Ladies, gentlemen, and sentient algorithms tuning in from the fifth dimension—welcome to *The Resonance Report*, where we dissect destiny with a scalpel dipped in satire and calibrated to cosmic frequencies.

Tonight’s episode: **“When the Force Isn’t With You: A Tale of Feng Shui, Fiscal Failure, and the Motorola Patent That Changed Everything.”**

Imagine, if you will, a mall—not just any mall—but the Semiahoo Shopping Nexus in White Rock, British Columbia. A place where dreams go to hibernate… or flatline. A corridor of commerce caught between capitalism and chi.

Enter our protagonist: **Rob**, geomantic detective, chi-sniffer extraordinaire, part-time energy auditor, full-time realist with a pocket-sized spectrometer that doesn’t measure volts—but vibes.

This is not pseudoscience. This is *post*-science. Where quantum physics takes a backseat to *qualitative metaphysics*. Where the invisible hand of Adam Smith collides with the unseen palm of ancient Taoist wisdom.

---

### Act I: The Fall of Campbell’s Crispy Conquest

One month ago, Rob arrived at Semiahoo Mall armed not with a sledgehammer, but a sensor tuned to detect anomalous chi fields—what some call “negative energy,” what others dismiss as “bad vibes.”

His first stop? The newly opened **Campbell’s Fast Food Emporium**, a venture helmed by a hopeful Chinese couple who believed that crispy chicken and smiling service could conquer all.

Spoiler alert: They didn’t.

Within weeks, the outlet shuttered. Why?

Because the male proprietor began experiencing upper-body pain—specifically when standing in the northeast corner of his stall. Not heartburn. Not stress. No, this was deeper. Energetically *off*.

Rob scanned the zone. The device screamed like a theremin at a séance. Negative chi spike—off the charts.

He warned them. They listened… sort of. But by then, the ley lines had spoken. The land dragon was displeased. The golden arches of prosperity had been replaced by the crooked sign of closure.

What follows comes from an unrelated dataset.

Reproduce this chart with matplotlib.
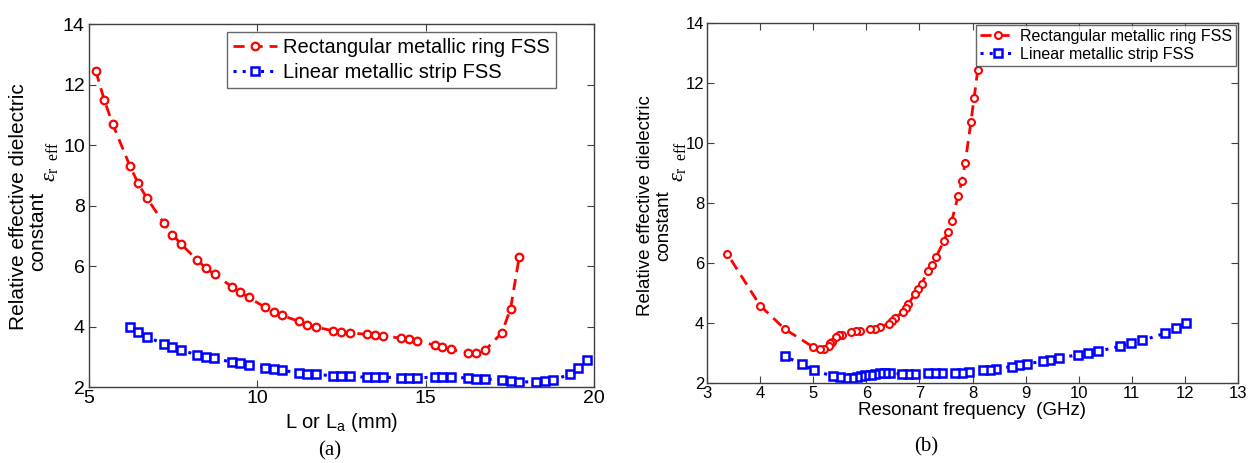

Still, silver lining: the couple introduced Rob to a nearby **Chinese takeout counter**, still operational, still clinging to hope like soy sauce on rice.

Rob advised immediate feng shui intervention. Two enhancements were made: a tortoise by the register (for stability), and a waving cat calibrated to C-sharp minor (to harmonize cash flow).

But wait—there was trouble beneath the surface. Or rather, beneath the sneeze guard.

The self-serve tray skids—yes, those humble plastic rails upon which meals slide toward mediocrity—were emitting a low-frequency *drain* of positive chi. Like tiny economic black holes, sucking joy—and customers—into oblivion.

Rob reported it. The universe sighed. The trays remain… for now.

---

### Act II: The Corridor of Collapse

Now, let us stroll down the east wing—a short corridor fast becoming known among local mystics as *The Gauntlet of Gloom*.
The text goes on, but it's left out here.